• [Required task]
For the records below, give the count of lines holding the word "that" and nothing more.

(Figure scripts)
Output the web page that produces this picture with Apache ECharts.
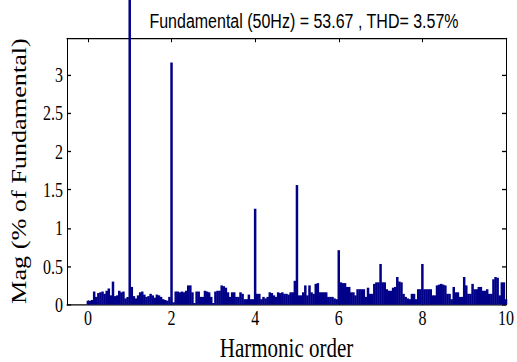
<!DOCTYPE html>
<html><head><meta charset="utf-8">
<script src="https://cdn.jsdelivr.net/npm/echarts@6/dist/echarts.min.js"></script>
<style>
html,body{margin:0;padding:0;background:#fff;overflow:hidden;}
#wrap{width:517px;height:362px;overflow:hidden;position:relative;}
#chart{width:517px;height:276px;transform:scaleY(1.3116);transform-origin:0 0;}
</style></head>
<body><div id="wrap"><div id="chart"></div></div>
<script>
const titleText = 'Fundamental (50Hz) = 53.67 , THD= 3.57%';
const xAxisName = 'Harmonic order';
const yAxisName = 'Mag (% of Fundamental)';
const xTicks = [0, 2, 4, 6, 8, 10];
const yTicks = [0, 0.5, 1, 1.5, 2, 2.5, 3];
const binWidth = 0.05; // harmonic order per FFT bin (2.5 Hz / 50 Hz)
const magnitudes = [
  0.05,0.05,0.06,0.17,0.10,0.15,0.16,0.17,0.14,0.18,
  0.21,0.12,0.30,0.11,0.12,0.18,0.16,0.17,0.08,0.10,
  100,
  0.23,0.11,0.08,0.12,0.16,0.17,0.13,0.10,0.11,0.14,
  0.12,0.09,0.13,0.12,0.10,0.07,0.06,0.05,0.10,
  3.16,
  0.03,0.17,0.17,0.16,0.17,0.16,0.18,0.25,0.25,0.16,
  0.02,0.17,0.17,0.10,0.10,0.18,0.17,0.16,0.10,0.02,
  0.17,0.18,0.18,0.25,0.24,0.22,0.16,0.10,0.16,0.16,
  0.10,0.10,0.16,0.14,0.07,0.07,0.13,0.07,0.07,
  1.25,
  0.14,0.14,0.07,0.10,0.08,0.10,0.16,0.15,0.12,0.10,
  0.16,0.15,0.16,0.14,0.14,0.13,0.16,0.16,0.31,
  1.56,
  0.12,0.12,0.16,0.25,0.12,0.25,0.16,0.14,0.27,0.28,
  0.16,0.16,0.16,0.16,0.10,0.10,0.10,0.08,0.07,
  0.71,
  0.29,0.28,0.28,0.23,0.23,0.16,0.16,0.12,0.20,0.20,
  0.20,0.20,0.10,0.22,0.14,0.14,0.27,0.29,0.29,
  0.53,
  0.29,0.29,0.20,0.18,0.18,0.22,0.23,0.36,0.30,0.29,
  0.14,0.10,0.08,0.07,0.14,0.14,0.07,0.20,0.20,
  0.53,
  0.20,0.20,0.20,0.20,0.12,0.12,0.25,0.26,0.27,0.26,
  0.25,0.14,0.14,0.07,0.23,0.16,0.16,0.10,0.10,0.36,
  0.25,0.14,0.14,0.27,0.20,0.20,0.23,0.23,0.18,0.18,
  0.20,0.14,0.14,0.33,0.36,0.35,0.12,0.29,0.29,0.07
];
const xMin = -0.5, xMax = 10, yMax = 3.476;

const seriesData = magnitudes.map((v, i) => [+(i * binWidth).toFixed(2), v]);

const serif = '"Liberation Serif", "Times New Roman", serif';
const sans = '"Liberation Sans", Arial, sans-serif';

function xAx(pos, showLabel) {
  return {
    type: 'value', min: xMin, max: xMax, position: pos,
    axisLine: { show: true, onZero: false, lineStyle: { color: '#000', width: 1 } },
    axisTick: { show: true, inside: true, length: 3, customValues: xTicks, lineStyle: { color: '#000' } },
    axisLabel: { show: showLabel, customValues: xTicks, margin: 2, color: '#000', fontFamily: serif, fontSize: 16 },
    splitLine: { show: false }
  };
}
function yAx(pos, showLabel) {
  return {
    type: 'value', min: 0, max: yMax, position: pos,
    axisLine: { show: true, onZero: false, lineStyle: { color: '#000', width: 1 } },
    axisTick: { show: true, inside: true, length: 4, customValues: yTicks, lineStyle: { color: '#000' } },
    axisLabel: { show: showLabel, customValues: yTicks, margin: 4, color: '#000', fontFamily: serif, fontSize: 16 },
    splitLine: { show: false }
  };
}

const chart = echarts.init(document.getElementById('chart'), null, { renderer: 'svg' });
chart.setOption({
  animation: false,
  backgroundColor: '#fff',
  grid: { left: 67, right: 11, top: 29.2, bottom: 43.8 },
  xAxis: [xAx('bottom', true), xAx('top', false)],
  yAxis: [yAx('left', true), yAx('right', false)],
  series: [{
    type: 'bar', data: seriesData, xAxisIndex: 0, yAxisIndex: 0,
    barWidth: 2.5, clip: false,
    itemStyle: { color: '#000088' }
  }],
  graphic: [
    { type: 'text', x: 304, y: 16, style: { text: titleText, font: '16px ' + sans, textAlign: 'center', textVerticalAlign: 'middle', fill: '#000' } },
    { type: 'text', x: 286.5, y: 265, style: { text: xAxisName, font: '21px ' + serif, textAlign: 'center', textVerticalAlign: 'middle', fill: '#000' } },
    { type: 'text', x: 19, y: 130.4, rotation: Math.PI / 2, style: { text: yAxisName, font: '20px ' + serif, textAlign: 'center', textVerticalAlign: 'middle', fill: '#000' } }
  ]
});
</script>
</body></html>
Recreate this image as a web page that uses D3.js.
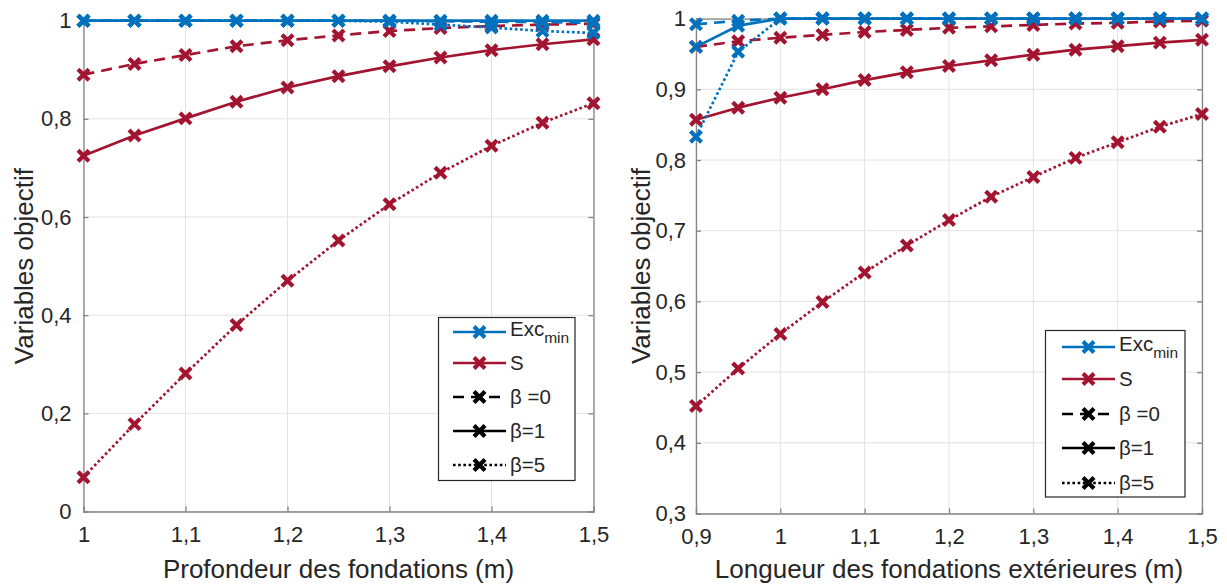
<!DOCTYPE html>
<html><head><meta charset="utf-8">
<script src="https://cdnjs.cloudflare.com/ajax/libs/d3/7.8.5/d3.min.js"></script>
<style>
html,body{margin:0;padding:0;background:#fff;}
svg{display:block;font-family:"Liberation Sans",Arial,Helvetica,sans-serif;}
</style></head>
<body><svg id="chart" width="1227" height="585"></svg>
<script>
// ---------- data ----------
const xLeft = [1, 1.05, 1.1, 1.15, 1.2, 1.25, 1.3, 1.35, 1.4, 1.45, 1.5];
const leftExcB0 = [1, 1, 1, 1, 1, 1, 1, 0.999, 0.998, 0.997, 0.996];
const leftExcB1 = [1, 1, 1, 1, 1, 1, 1, 1, 1, 1, 1];
const leftExcB5 = [1, 1, 1, 1, 1, 1, 0.998, 0.992, 0.986, 0.979, 0.975];
const leftSB0 = [0.89, 0.912, 0.93, 0.948, 0.96, 0.97, 0.979, 0.985, 0.989, 0.992, 0.994];
const leftSB1 = [0.725, 0.766, 0.801, 0.835, 0.864, 0.887, 0.907, 0.925, 0.94, 0.952, 0.962];
const leftSB5 = [0.07, 0.178, 0.281, 0.38, 0.47, 0.552, 0.626, 0.69, 0.745, 0.792, 0.832];

const xRight = [0.9, 0.95, 1, 1.05, 1.1, 1.15, 1.2, 1.25, 1.3, 1.35, 1.4, 1.45, 1.5];
const rightExcB0 = [0.992, 0.997, 1, 1, 1, 1, 1, 1, 1, 1, 1, 1, 1];
const rightExcB1 = [0.96, 0.99, 1, 1, 1, 1, 1, 1, 1, 1, 1, 1, 1];
const rightExcB5 = [0.833, 0.953, 1, 1, 1, 1, 1, 1, 1, 1, 1, 1, 1];
const rightSB0 = [0.96, 0.968, 0.973, 0.977, 0.981, 0.984, 0.987, 0.989, 0.991, 0.993, 0.994, 0.996, 0.997];
const rightSB1 = [0.857, 0.874, 0.888, 0.9, 0.913, 0.924, 0.933, 0.941, 0.949, 0.956, 0.961, 0.966, 0.97];
const rightSB5 = [0.452, 0.505, 0.554, 0.599, 0.641, 0.679, 0.715, 0.748, 0.776, 0.803, 0.825, 0.847, 0.865];

const leftXTicks = [1, 1.1, 1.2, 1.3, 1.4, 1.5];
const leftYTicks = [0, 0.2, 0.4, 0.6, 0.8, 1];
const rightXTicks = [0.9, 1, 1.1, 1.2, 1.3, 1.4, 1.5];
const rightYTicks = [0.3, 0.4, 0.5, 0.6, 0.7, 0.8, 0.9, 1];

const yLabel = "Variables objectif";
const leftXLabel = "Profondeur des fondations (m)";
const rightXLabel = "Longueur des fondations extérieures (m)";
const legendLabels = ["Exc", "S", "β =0", "β=1", "β=5"];

// ---------- style ----------
const BLUE = "#0072BD", RED = "#A2142F";
const AXIS = "#858585", GRID = "#e2e2e2", TXT = "#262626";
const DASH = {b0: "11,7", b1: null, b5: "2.6,2.6"};
const fmt = v => String(+v.toFixed(2)).replace(".", ",");

const svg = d3.select("#chart");

function panel(cfg) {
  const x = d3.scaleLinear().domain(cfg.xDomain).range(cfg.xRange);
  const y = d3.scaleLinear().domain(cfg.yDomain).range(cfg.yRange);
  const g = svg.append("g");
  const [x0, x1] = cfg.xRange, [y0, y1] = cfg.yRange; // y0 bottom, y1 top

  // grid
  g.append("g").selectAll("line.gx").data(cfg.xTicks).join("line")
    .attr("x1", d => x(d)).attr("x2", d => x(d)).attr("y1", y0).attr("y2", y1)
    .attr("stroke", GRID).attr("stroke-width", 1);
  g.append("g").selectAll("line.gy").data(cfg.yTicks).join("line")
    .attr("x1", x0).attr("x2", x1).attr("y1", d => y(d)).attr("y2", d => y(d))
    .attr("stroke", GRID).attr("stroke-width", 1);

  // axes using d3 axis (inward ticks)
  const ax = d3.axisBottom(x).tickValues(cfg.xTicks).tickSize(-5).tickFormat(fmt).tickPadding(15);
  const gx = g.append("g").attr("transform", `translate(0,${y0})`).call(ax);
  const ay = d3.axisLeft(y).tickValues(cfg.yTicks).tickSize(-5).tickFormat(fmt).tickPadding(cfg.yPad);
  const gy = g.append("g").attr("transform", `translate(${x0},0)`).call(ay);
  const axT = d3.axisTop(x).tickValues(cfg.xTicks).tickSize(-5).tickFormat("");
  const gxt = g.append("g").attr("transform", `translate(0,${y1})`).call(axT);
  const ayR = d3.axisRight(y).tickValues(cfg.yTicks).tickSize(-5).tickFormat("");
  const gyr = g.append("g").attr("transform", `translate(${x1},0)`).call(ayR);
  [gx, gy, gxt, gyr].forEach(a => {
    a.select(".domain").attr("stroke", AXIS).attr("stroke-width", 1.3);
    a.selectAll(".tick line").attr("stroke", AXIS).attr("stroke-width", 1.3);
    a.selectAll(".tick text").attr("fill", TXT).attr("font-size", 22)
      .attr("font-family", "Liberation Sans, Arial, sans-serif");
  });
  gx.selectAll(".tick text").attr("dy", "0.71em");

  // axis titles
  g.append("text").attr("x", (x0 + x1) / 2).attr("y", 578)
    .attr("text-anchor", "middle").attr("font-size", 26).attr("fill", TXT).text(cfg.xLabel);
  g.append("text").attr("transform", `translate(${cfg.yLabelX},${(y0 + y1) / 2}) rotate(-90)`)
    .attr("text-anchor", "middle").attr("font-size", 26).attr("fill", TXT).text(yLabel);

  // series
  const line = d3.line().x(d => x(d[0])).y(d => y(d[1]));
  const marker = "M-5.5,-5.5L5.5,5.5M-5.5,5.5L5.5,-5.5";
  cfg.series.forEach(s => {
    const pts = cfg.xs.map((v, i) => [v, s.values[i]]);
    g.append("path").datum(pts).attr("d", line).attr("fill", "none")
      .attr("stroke", s.color).attr("stroke-width", 2.7)
      .attr("stroke-dasharray", s.dash).attr("stroke-linejoin", "round");
    g.append("g").selectAll("path").data(pts).join("path")
      .attr("transform", d => `translate(${x(d[0])},${y(d[1])})`)
      .attr("d", marker).attr("stroke", s.color).attr("stroke-width", 4.2).attr("fill", "none");
  });

  // legend
  const L = cfg.legend;
  const lg = g.append("g");
  lg.append("rect").attr("x", L.x).attr("y", L.y).attr("width", L.w).attr("height", L.h)
    .attr("fill", "#fff").attr("stroke", "#262626").attr("stroke-width", 1.2);
  const items = [
    {c: BLUE, d: null}, {c: RED, d: null}, {c: "#000", d: DASH.b0}, {c: "#000", d: DASH.b1}, {c: "#000", d: DASH.b5}
  ];
  items.forEach((it, i) => {
    const yy = L.rows[i];
    lg.append("line").attr("x1", L.lx0).attr("x2", L.lx1).attr("y1", yy).attr("y2", yy)
      .attr("stroke", it.c).attr("stroke-width", 2.7).attr("stroke-dasharray", it.d);
    lg.append("path").attr("transform", `translate(${(L.lx0 + L.lx1) / 2},${yy})`)
      .attr("d", marker).attr("stroke", it.c).attr("stroke-width", 4.2).attr("fill", "none");
    const t = lg.append("text").attr("x", L.tx).attr("y", yy).attr("dy", "0.36em")
      .attr("font-size", 20.5).attr("fill", TXT);
    if (i === 0) {
      t.attr("dy", "0.2em");
      t.append("tspan").text(legendLabels[i]);
      t.append("tspan").attr("font-size", 15.5).attr("dy", "0.45em").text("min");
    } else t.text(legendLabels[i]);
  });
}

panel({
  xDomain: [1, 1.5], xRange: [83.5, 593.5], yDomain: [0, 1], yRange: [511.5, 20.7],
  xTicks: leftXTicks, yTicks: leftYTicks, xs: xLeft, xLabel: leftXLabel, yLabelX: 33, yPad: 12,
  series: [
    {values: leftSB0, color: RED, dash: DASH.b0},
    {values: leftSB1, color: RED, dash: DASH.b1},
    {values: leftSB5, color: RED, dash: DASH.b5},
    {values: leftExcB0, color: BLUE, dash: DASH.b0},
    {values: leftExcB1, color: BLUE, dash: DASH.b1},
    {values: leftExcB5, color: BLUE, dash: DASH.b5}
  ],
  legend: {x: 438.5, y: 317.5, w: 136.5, h: 163, lx0: 453, lx1: 506, tx: 510, rows: [332, 363, 397, 431, 465]}
});

panel({
  xDomain: [0.9, 1.5], xRange: [696, 1202], yDomain: [0.3, 1], yRange: [513.5, 18.6],
  xTicks: rightXTicks, yTicks: rightYTicks, xs: xRight, xLabel: rightXLabel, yLabelX: 650, yPad: 10,
  series: [
    {values: rightSB0, color: RED, dash: DASH.b0},
    {values: rightSB1, color: RED, dash: DASH.b1},
    {values: rightSB5, color: RED, dash: DASH.b5},
    {values: rightExcB0, color: BLUE, dash: DASH.b0},
    {values: rightExcB1, color: BLUE, dash: DASH.b1},
    {values: rightExcB5, color: BLUE, dash: DASH.b5}
  ],
  legend: {x: 1045.5, y: 330.5, w: 139.5, h: 166.5, lx0: 1062, lx1: 1115, tx: 1119, rows: [347, 379, 414, 448, 483]}
});
</script></body></html>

• [Full output]
2